Preheat oven to 350° (325° for dark pans)
Use a baking spray to prepare 2-13X9 baking pans then place parchment on the bottom of each pan and give the parchment a light spray to ensure the cakes will release easily after being baked.
In a large mixer bowl beat sugar and eggs.
Mix in flour, baking powder, milk, butter, oil, and vanilla.
Mix until smooth and completely blended.
Pour batter evenly into each pan and bake for 35-40 minutes or until a toothpick comes out fairly clean, do not overbake. Check the cake every minute if needed to be sure you don't overbake it.
Allow the cakes to cool until cool, about 30 minutes, then release them from the cake pans onto cooling racks until the cakes are completely cooled.
I typically bake large cakes like this a couple of days ahead of when they are needed, so I can freeze the cake to make it easier to frost and they stay moist and stay together nicely without crumbling and falling apart when sliced.

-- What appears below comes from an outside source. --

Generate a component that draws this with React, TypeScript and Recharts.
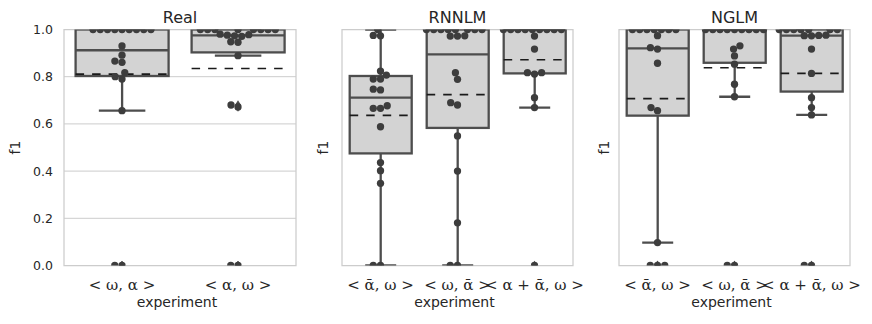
import React from "react";
import {
  ComposedChart,
  Bar,
  Scatter,
  XAxis,
  YAxis,
  CartesianGrid,
  ReferenceArea,
} from "recharts";

// box stats per category: [lower whisker, q1, median, q3, upper whisker, mean]
const REAL_CATS = ["< ω, α >", "< α, ω >"];
const REAL_STATS = [
  [0.656, 0.803, 0.912, 1.0, 1.0, 0.811],
  [0.889, 0.903, 0.975, 1.0, 1.0, 0.835],
];
const REAL_POINTS = [
  [1, 1, 1, 1, 1, 1, 1, 1, 1, 0.93, 0.891, 0.866, 0.861, 0.817, 0.8, 0.79, 0.656, 0, 0],
  [1, 1, 1, 1, 1, 1, 1, 1, 0.98, 0.978, 0.976, 0.973, 0.971, 0.948, 0.946, 0.889, 0.68, 0.672, 0, 0],
];

const RNNLM_CATS = ["< ᾱ, ω >", "< ω, ᾱ >", "< α + ᾱ, ω >"];
const RNNLM_STATS = [
  [0.0, 0.475, 0.711, 0.803, 1.0, 0.636],
  [0.0, 0.583, 0.895, 1.0, 1.0, 0.724],
  [0.669, 0.814, 1.0, 1.0, 1.0, 0.872],
];
const RNNLM_POINTS = [
  [1, 0.975, 0.973, 0.824, 0.807, 0.79, 0.79, 0.747, 0.744, 0.677, 0.666, 0.666, 0.588, 0.436, 0.402, 0.348, 0, 0],
  [1, 1, 1, 1, 1, 1, 1, 1, 0.973, 0.972, 0.972, 0.817, 0.789, 0.69, 0.68, 0.549, 0.4, 0.181, 0, 0],
  [1, 1, 1, 1, 1, 1, 1, 1, 1, 0.972, 0.917, 0.817, 0.811, 0.817, 0.711, 0.669, 0],
];

const NGLM_CATS = ["< ᾱ, ω >", "< ω, ᾱ >", "< α + ᾱ, ω >"];
const NGLM_STATS = [
  [0.097, 0.635, 0.92, 1.0, 1.0, 0.707],
  [0.715, 0.859, 1.0, 1.0, 1.0, 0.838],
  [0.638, 0.737, 0.974, 1.0, 1.0, 0.814],
];
const NGLM_POINTS = [
  [1, 1, 1, 1, 1, 1, 1, 0.974, 0.923, 0.917, 0.857, 0.669, 0.656, 0.097, 0, 0, 0],
  [1, 1, 1, 1, 1, 1, 1, 1, 1, 0.931, 0.917, 0.888, 0.853, 0.768, 0.715, 0, 0],
  [1, 1, 1, 1, 1, 1, 1, 0.976, 0.975, 0.974, 0.973, 0.917, 0.814, 0.711, 0.669, 0.638, 0, 0],
];

const Y_TICKS = [0, 0.2, 0.4, 0.6, 0.8, 1.0];

const TEXT = "#262626";
const EDGE = "#4d4d4d";
const DOT_COLOR = "#3d3d3d";
const GRID = "#cccccc";
const SANS = "DejaVu Sans";

const PLOT_H = 236;
const DOT = 6.9;
const DOT_R = 3.65;

// seaborn-style beeswarm, offsets in px from the category centre
function swarm(values: number[]) {
  const sorted = [...values].sort((a, b) => a - b);
  const placed: { x: number; y: number; value: number }[] = [];
  for (const v of sorted) {
    const y = v * PLOT_H;
    const nb: { x: number; y: number }[] = [];
    for (let j = placed.length - 1; j >= 0; j--) {
      if (y - placed[j].y < DOT) nb.unshift(placed[j]);
      else break;
    }
    const cands = [0];
    let leftFirst = true;
    for (const n of nb) {
      const dy = y - n.y;
      const dx = Math.sqrt(Math.max(DOT * DOT - dy * dy, 0)) * 1.05;
      if (leftFirst) cands.push(n.x - dx, n.x + dx);
      else cands.push(n.x + dx, n.x - dx);
      leftFirst = !leftFirst;
    }
    const order = cands
      .map((c, i) => ({ c, i }))
      .sort((a, b) => Math.abs(a.c) - Math.abs(b.c) || a.i - b.i);
    let x = 0;
    if (nb.length) {
      for (const { c } of order) {
        if (nb.every((n) => (n.x - c) ** 2 + (n.y - y) ** 2 >= DOT * DOT - 1e-9)) {
          x = c;
          break;
        }
      }
    }
    placed.push({ x, y, value: v });
  }
  return placed.map((p) => ({ value: p.value, dx: p.x }));
}

function BoxShape(props: any) {
  const { x, y, width, height, payload } = props;
  if (!payload) return null;
  const top = Math.min(y, y + height);
  const bottom = Math.max(y, y + height);
  const k = (bottom - top) / (payload.q3 - payload.q1);
  const py = (v: number) => top + (payload.q3 - v) * k;
  const cx = x + width / 2;
  const cap = width / 4;
  const line = { stroke: EDGE, strokeWidth: 2.3 };
  return (
    <g>
      <line x1={cx} x2={cx} y1={py(payload.q1)} y2={py(payload.lo)} {...line} />
      <line x1={cx} x2={cx} y1={py(payload.q3)} y2={py(payload.hi)} {...line} />
      <line x1={cx - cap} x2={cx + cap} y1={py(payload.lo)} y2={py(payload.lo)} {...line} />
      <line x1={cx - cap} x2={cx + cap} y1={py(payload.hi)} y2={py(payload.hi)} {...line} />
      <rect x={x} y={top} width={width} height={bottom - top} fill="#d3d3d3" {...line} />
      <line x1={x} x2={x + width} y1={py(payload.med)} y2={py(payload.med)} {...line} />
      <line
        x1={x}
        x2={x + width}
        y1={py(payload.mean)}
        y2={py(payload.mean)}
        stroke="#1a1a1a"
        strokeWidth={1.6}
        strokeDasharray="8.5 8"
      />
    </g>
  );
}

function MarkShape(props: any) {
  const { cx, cy, payload } = props;
  if (cx == null || cy == null) return null;
  if (payload.kind === "flier") {
    return (
      <path
        d={`M${cx},${cy - 4.8}L${cx + 3},${cy}L${cx},${cy + 4.8}L${cx - 3},${cy}Z`}
        fill={EDGE}
      />
    );
  }
  return <circle cx={cx + payload.dx} cy={cy} r={DOT_R} fill={DOT_COLOR} />;
}

interface PanelProps {
  title: string;
  cats: string[];
  stats: number[][];
  points: number[][];
  left: number;
  width: number;
  yWidth: number;
  marginRight: number;
  f1X: number;
  showTicks: boolean;
}

function Panel({ title, cats, stats, points, left, width, yWidth, marginRight, f1X, showTicks }: PanelProps) {
  const rows = cats.map((name, i) => {
    const [lo, q1, med, q3, hi, mean] = stats[i];
    return { name, box: [q1, q3], lo, q1, med, q3, hi, mean };
  });
  const marks = cats.flatMap((name, i) => {
    const [lo, , , , hi] = stats[i];
    const fliers = points[i]
      .filter((v) => v < lo || v > hi)
      .map((v) => ({ name, value: v, dx: 0, kind: "flier" }));
    const dots = swarm(points[i]).map((p) => ({ name, value: p.value, dx: p.dx, kind: "dot" }));
    return [...fliers, ...dots];
  });

  return (
    <div style={{ position: "absolute", left, top: 0 }}>
      <ComposedChart
        width={width}
        height={324}
        data={rows}
        margin={{ top: 29.5, right: marginRight, bottom: 0, left: 0 }}
        barCategoryGap="10%"
      >
        <CartesianGrid vertical={false} stroke={GRID} strokeWidth={1} />
        <ReferenceArea
          y1={0}
          y2={1}
          fill="none"
          fillOpacity={0}
          stroke={GRID}
          strokeWidth={1.25}
          label={{
            content: (p: any) => {
              const vb = p.viewBox;
              return (
                <text x={vb.x + vb.width / 2} y={vb.y - 6.5} textAnchor="middle" fill={TEXT} fontSize={16} fontFamily={SANS}>
                  {title}
                </text>
              );
            },
          }}
        />
        <XAxis
          dataKey="name"
          type="category"
          allowDuplicatedCategory={false}
          axisLine={false}
          tickLine={false}
          tickSize={6}
          tickMargin={8}
          height={58.5}
          interval={0}
          tick={{ fill: TEXT, fontSize: 15, fontFamily: "DejaVu Serif" }}
          label={{
            content: (p: any) => {
              const vb = p.viewBox;
              return (
                <text x={vb.x + vb.width / 2 - 3} y={vb.y + 41.5} textAnchor="middle" fill={TEXT} fontSize={14} fontFamily={SANS}>
                  experiment
                </text>
              );
            },
          }}
        />
        <YAxis
          type="number"
          domain={[0, 1]}
          ticks={Y_TICKS}
          allowDataOverflow
          width={yWidth}
          axisLine={false}
          tickLine={false}
          tickSize={6}
          tickMargin={5}
          tick={showTicks ? { fill: TEXT, fontSize: 12.5, fontFamily: SANS } : false}
          tickFormatter={(v: number) => v.toFixed(1)}
          label={{
            content: (p: any) => {
              const vb = p.viewBox;
              const cy = vb.y + vb.height / 2;
              return (
                <text
                  x={f1X}
                  y={cy}
                  transform={`rotate(-90, ${f1X}, ${cy})`}
                  textAnchor="middle"
                  fill={TEXT}
                  fontSize={14}
                  fontFamily={SANS}
                >
                  f1
                </text>
              );
            },
          }}
        />
        <Bar dataKey="box" shape={BoxShape} isAnimationActive={false} />
        <Scatter data={marks} dataKey="value" shape={MarkShape} isAnimationActive={false} />
      </ComposedChart>
    </div>
  );
}

export default function App() {
  return (
    <div style={{ position: "absolute", left: 0, top: 0, width: 872, height: 324, background: "#fff" }}>
      <Panel title="Real" cats={REAL_CATS} stats={REAL_STATS} points={REAL_POINTS} left={0} width={300} yWidth={64} marginRight={4} f1X={20} showTicks />
      <Panel title="RNNLM" cats={RNNLM_CATS} stats={RNNLM_STATS} points={RNNLM_POINTS} left={300} width={292} yWidth={42} marginRight={19} f1X={28} showTicks={false} />
      <Panel title="NGLM" cats={NGLM_CATS} stats={NGLM_STATS} points={NGLM_POINTS} left={580} width={292} yWidth={39} marginRight={22} f1X={29} showTicks={false} />
    </div>
  );
}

I wrap my cakes at this point with plastic wrap and put them in the freezer. I put them on cardboard to keep them flat so they hold their shape.
Freeze the cakes until firm (a couple of hours at minimum to a few days- if you will be freezing them for more than a few days be sure to wrap them extra well so there is no frost on the cakes when you go to take them out of the freezer).
Unwrap the cakes and allow them the cakes to be at room temperature for 20 minutes to be able to handle them and stack them with filling. They won't bend much, so level cakes are best. I don't prefer to trim my cakes so I place the tops of each cake in the center and add the filling to adjust for any unevenness.
*I prepare the filling the day ahead so it's really cold and will fill in the middle of the cakes nicely.
I like to prepare the frosting the day I'm using it.